Dabei fordert die Milchkuhinitiative im Grunde genommen gar nichts
Aussergewöhnliches. Rund neun Milliarden Franken zahlen die Strassenbenützer jährlich an Steuern und Abgaben. Vier Milliarden davon fliessen ohne Zweckbindung in die Bundeskasse. Knapp zwei Milliarden gehen an Eisenbahnprojekte. Die Kantone
profitieren mit einer halben Milliarde von der LSVA. Die Strassenbenützer leisten damit einen erheblichen Anteil an die allgemeine Finanzierung des Bundes und die Finanzierung der Bahn. Dieser Trend wurde anfangs 2014 mit der Vorlage „Finanzierung und Ausbau der Bahninfrastruktur“ (FABI) zementiert. FABI ist die direkte Antwort des Bundesrates auf die VCS-Initiative „Für den öffentlichen Verkehr“. Für die Initiantinnen und Initianten und den öffentlichen Verkehr ist die Rechnung aufgegangen. Am 9. Februar 2014 stimmte das Volk dem Verfassungsartikel zur Bahnfinanzierung (Bahninfrastrukturfonds BIF) und einem Betrag von 6,4 Mia. zu.
Die Milchkuhinitiative verlangt, die gesamte Mineralölsteuer auf Treibstoffen für Aufgaben im Zusammenhang mit dem Strassenverkehr zu verwenden. So sollen die absehbaren Finanzierungsprobleme in der Strasseninfrastruktur gelöst werden. Gleich lange Spiesse zwischen dem öffentlichen und dem Individualverkehr würde jetzt bedeuten, dass der Bundesrat die Botschaft zum Nationalstrassen- und Agglomerationsverkehrsfonds NAF als wirksamen Gegenvorschlag zur
Milchkuhinitiative deklariert hätte, wie er es seinerzeit mit der FABI Vorlage
als Gegenvorschlag zur VCS-Initiative gemacht hat.

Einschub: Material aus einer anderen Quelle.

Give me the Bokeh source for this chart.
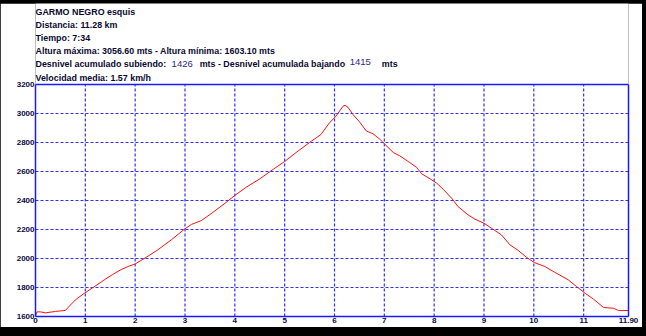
from bokeh.plotting import figure
from bokeh.models import Range1d, FixedTicker, LinearAxis, Span
from bokeh.core.properties import value
from bokeh.layouts import column
from bokeh.embed import file_html
from bokeh.resources import INLINE

# ---- data ----
km = [0.0, 0.03, 0.1, 0.2, 0.4, 0.6, 0.8, 0.98, 1.2, 1.39, 1.55, 1.72, 1.88, 2.0,
      2.22, 2.46, 2.73, 3.0, 3.13, 3.33, 3.56, 3.8, 4.0, 4.23, 4.5, 4.77, 5.0,
      5.23, 5.5, 5.73, 5.9, 6.03, 6.17, 6.21, 6.27, 6.37, 6.5, 6.64, 6.77, 6.91,
      7.01, 7.18, 7.31, 7.48, 7.65, 7.75, 7.92, 8.05, 8.18, 8.35, 8.48, 8.68,
      8.82, 9.0, 9.15, 9.35, 9.52, 9.69, 9.85, 10.01, 10.22, 10.42, 10.69,
      10.86, 11.03, 11.2, 11.4, 11.6, 11.7, 11.9]
alt = [1603, 1632, 1632, 1625, 1635, 1642, 1715, 1760, 1810, 1855, 1890, 1924,
       1948, 1962, 2008, 2061, 2130, 2205, 2235, 2262, 2318, 2380, 2435, 2492,
       2549, 2615, 2669, 2731, 2800, 2856, 2936, 2982, 3050, 3056.6, 3043, 2993,
       2943, 2879, 2861, 2822, 2788, 2731, 2708, 2669, 2628, 2584, 2549, 2520,
       2478, 2416, 2358, 2301, 2271, 2243, 2209, 2163, 2094, 2055, 2009, 1972,
       1945, 1905, 1853, 1806, 1760, 1719, 1662, 1657, 1641, 1641]

x_ticks = [0, 1, 2, 3, 4, 5, 6, 7, 8, 9, 10, 11, 11.9]
x_grid = [1, 2, 3, 4, 5, 6, 7, 8, 9, 10, 11]
y_ticks = [1600, 1800, 2000, 2200, 2400, 2600, 2800, 3000, 3200]

title = "GARMO NEGRO esquis"
info_lines = ["Distancia: 11.28 km", "Tiempo: 7:34",
              "Altura máxima: 3056.60 mts - Altura mínima: 1603.10 mts"]
desn_parts = ["Desnivel acumulado subiendo:", "1426", "mts - Desnivel acumulada bajando", "1415", "mts"]
vel = "Velocidad media: 1.57 km/h"

BLUE = "#1a1aff"
TXT = "#0a0a30"
NUM = "#2a2a8a"
FONT = "Liberation Sans"

# layout geometry (pixels)
X0, X1 = 0.0, 11.9
Y0, Y1 = 1600, 3200
FRAME_W = 592.5          # plot width in px for X0..X1
CHART_H = 232            # px for Y0..Y1
HEADER_H = 81            # px of header above the chart inside the frame
px_x = (X1 - X0) / FRAME_W
px_y = (Y1 - Y0) / CHART_H
y_top = Y1 + HEADER_H * px_y

p = figure(width=642, height=324, output_backend="svg", toolbar_location=None,
           x_range=Range1d(X0, X1), y_range=Range1d(Y0, y_top),
           min_border_left=35, min_border_right=14, min_border_top=0,
           min_border_bottom=11)
p.background_fill_color = "white"
p.border_fill_color = "white"
p.outline_line_color = None

# grid
p.xgrid.visible = False
p.ygrid.ticker = FixedTicker(ticks=y_ticks[1:-1])
p.ygrid.grid_line_color = "#3030ff"
p.ygrid.grid_line_dash = "3 2"
p.ygrid.grid_line_width = 1.2
p.segment(x0=x_grid, y0=[Y0] * len(x_grid), x1=x_grid, y1=[Y1] * len(x_grid),
          line_color="#3030ff", line_dash="3 2", line_width=1.2)

p.line(km, alt, line_color="#ff1010", line_width=1)

def style_axis(ax):
    ax.axis_line_color = BLUE
    ax.axis_line_width = 1.5
    ax.major_tick_line_color = None
    ax.minor_tick_line_color = None
    ax.major_tick_out = 0
    ax.major_tick_in = 0
    ax.major_label_text_font = FONT
    ax.major_label_text_font_size = "8px"
    ax.major_label_text_font_style = "bold"
    ax.major_label_text_color = "#0a0a40"
    ax.major_label_standoff = 1

style_axis(p.xaxis[0])
style_axis(p.yaxis[0])
p.xaxis.ticker = FixedTicker(ticks=x_ticks)
p.xaxis.major_label_overrides = {11.9: "11.90"}
p.yaxis.ticker = FixedTicker(ticks=y_ticks)
p.yaxis.bounds = (Y0, Y1)

right = LinearAxis(bounds=(Y0, Y1), ticker=FixedTicker(ticks=[]))
style_axis(right)
right.major_label_text_color = None
p.add_layout(right, "right")
p.add_layout(Span(location=Y1, dimension="width", line_color=BLUE, line_width=1.5))

# header texts
row_px = [73, 60, 47, 34, 21, 7]     # px above the chart top
def row_y(i):
    return Y1 + row_px[i] * px_y

def add_text(txt, xpx, y, color=TXT, bold=True, size="8.9px"):
    p.text(x=[X0 + xpx * px_x], y=[y], text=[txt], text_font=value(FONT),
           text_font_size=value(size), text_color=color,
           text_font_style="bold" if bold else "normal",
           text_baseline="middle", text_align="left")

add_text(title, 0, row_y(0))
for i, t in enumerate(info_lines):
    add_text(t, 0, row_y(i + 1))
desn_x = [0, 136, 164, 314, 346]
desn_dy = [0, 0, 0, 2, 0]
for t, xpx, dy in zip(desn_parts, desn_x, desn_dy):
    if t.isdigit():
        add_text(t, xpx, row_y(4) + dy * px_y, NUM, bold=False, size="9.5px")
    else:
        add_text(t, xpx, row_y(4) + dy * px_y)
add_text(vel, 0, row_y(5))

layout = column(p, styles={"background-color": "black",
                           "padding": "3px 4px 9px 0px"})

open("out.html", "w").write(file_html(layout, INLINE))
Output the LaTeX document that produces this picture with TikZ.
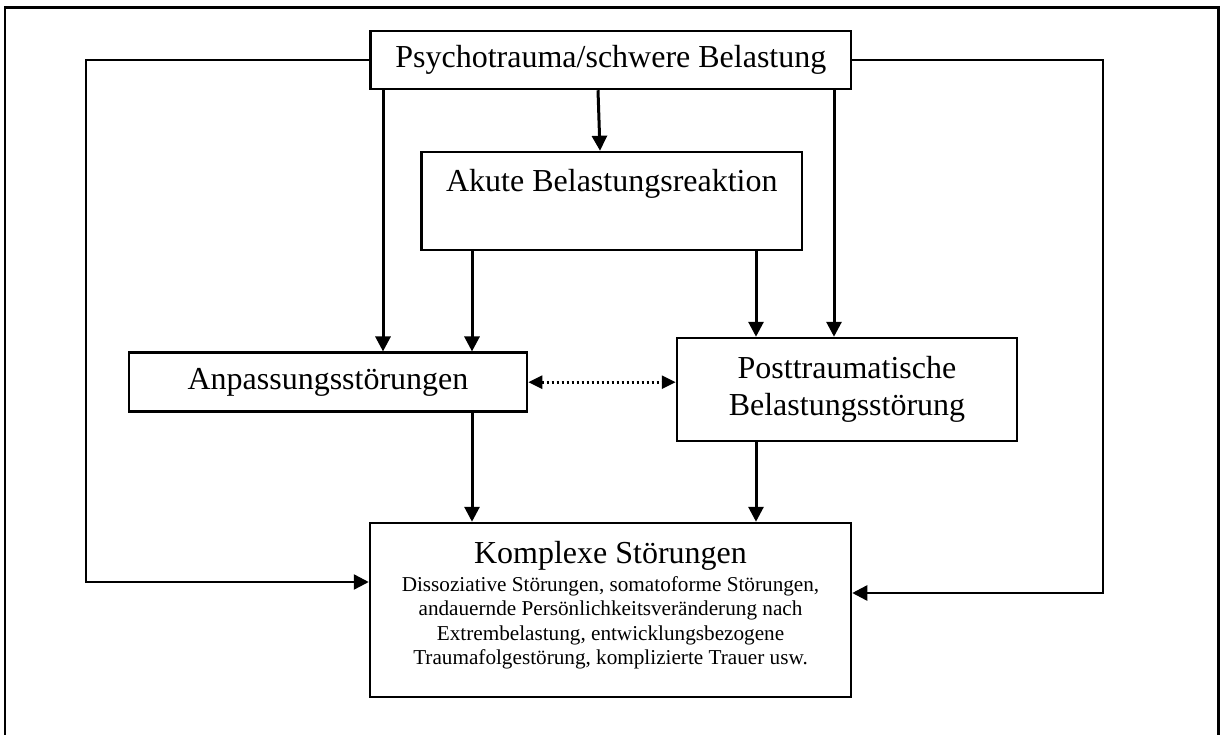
\documentclass[tikz,border=0pt]{standalone}
\usepackage{fontspec}
\setmainfont{Liberation Serif}
\usetikzlibrary{arrows.meta}
\tikzset{
  box/.style={draw, line width=2.5pt, rectangle, inner sep=0pt, align=center,
    font=\fontsize{32}{37.5}\selectfont},
  arr/.style={line width=3pt, -{Triangle[length=15pt,width=15pt]}},
  loopline/.style={line width=2.5pt, -{Triangle[length=15pt,width=15pt]}},
  dotarr/.style={line width=2.8pt, dash pattern=on 2.6pt off 2.4pt,
    {Triangle[length=14pt,width=13pt]}-{Triangle[length=14pt,width=13pt]}},
  frame/.style={line width=2.4pt},
  txt/.style={inner sep=0pt, align=center}
}
\begin{document}
\begin{tikzpicture}[x=1pt,y=-1pt]
\useasboundingbox (0,0) rectangle (1220,735);
\draw[frame] (5,745) -- (5,7.5) -- (1218.5,7.5) -- (1218.5,745);

\node[box, minimum width=480.3pt, minimum height=58pt] (psy) at (610.85,60) {Psychotrauma/schwere Belastung};
\node[box, minimum width=380.3pt, minimum height=98pt] (aku) at (611.85,201) {};
\node[txt, font=\fontsize{32}{37.5}\selectfont] (akutxt) at (611.85,184) {Akute Belastungsreaktion};
\node[box, minimum width=398pt, minimum height=59pt] (anp) at (328,382.2) {Anpassungsstörungen};
\node[box, minimum width=340pt, minimum height=103pt] (ptb) at (847,389.5) {Posttraumatische\\Belastungsstörung};
\node[box, minimum width=481pt, minimum height=174pt] (kom) at (610.5,610) {};
\node[txt, font=\fontsize{32}{37.5}\selectfont] (komtitle) at (610.5,556) {Komplexe Störungen};
\node[txt, font=\fontsize{21.2}{24.5}\selectfont] (kombody) at (610.5,623) {Dissoziative Störungen, somatoforme Störungen,\\andauernde Persönlichkeitsveränderung nach\\Extrembelastung, entwicklungsbezogene\\Traumafolgestörung, komplizierte Trauer usw.};

\coordinate (xa) at (383,0);
\coordinate (xb1) at (598,0);
\coordinate (xb2) at (600,0);
\coordinate (xc) at (834,0);
\coordinate (xd) at (472,0);
\coordinate (xe) at (756,0);
\coordinate (lx) at (86,582);
\coordinate (rx) at (1103,593);

\draw[arr] (psy.south -| xa) -- (anp.north -| xa);
\draw[arr] (psy.south -| xb1) -- (aku.north -| xb2);
\draw[arr] (psy.south -| xc) -- (ptb.north -| xc);
\draw[arr] (aku.south -| xd) -- (anp.north -| xd);
\draw[arr] (aku.south -| xe) -- (ptb.north -| xe);
\draw[arr] (anp.south -| xd) -- (kom.north -| xd);
\draw[arr] (ptb.south -| xe) -- (kom.north -| xe);
\draw[dotarr] (anp.east) -- (anp.east -| ptb.west);
\draw[loopline] (psy.west) -| (lx) -- (kom.west |- lx);
\draw[loopline] (psy.east) -| (rx) -- (kom.east |- rx);
\end{tikzpicture}
\end{document}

Doch diesen Schritt hat der Bundesrat nicht gewagt und damit eine Chance vergeben.
Dafür will er mit der NAF-Vorlage den Benzinpreis um 6 Rappen erhöhen.
Angesichts der Tatsache, dass der motorisierte Individualverkehr bereits den
öffentlichen Verkehr stark finanziert, ist ein weiteres Schröpfen der
Strassenbenützer nicht ehrlich.
Der Nationalrat hätte in der Sommersession die Chance gehabt, diese Entwicklung zu
korrigieren und die Milchkuhinitiative zusammen mit der NAF-Vorlage zu behandeln. Doch auch er hat es nicht geschafft, ist doch ein breit abgestützter Minderheitsantrag aus Vertretern der Verkehrskommission des Nationalrats mit 93 zu 91 Stimmen hauchdünn gescheitert. Einige Ratsmitglieder haben die entscheidende Abstimmung verpasst. Die gemeinsame Behandlung von Milchkuhinitiative und NAF-Vorlage wäre eine Chance gewesen, der Zweckentfremdung von Strassengeldern zumindest teilweise einen Riegel zu schieben und genügend Mittel für die Strassenverkehrsinfrastruktur bereit zu stellen. Jetzt ist auch diese Chance wegen drei fehlender Stimmen vergeben worden. Der Druck auf die NAF-Vorlage wird zunehmen. Solange die Querfinanzieren von der Strasse zur Schiene derart ausgeprägt ist, wird eine Erhöhung des Benzinpreises nicht zu rechtfertigen sein.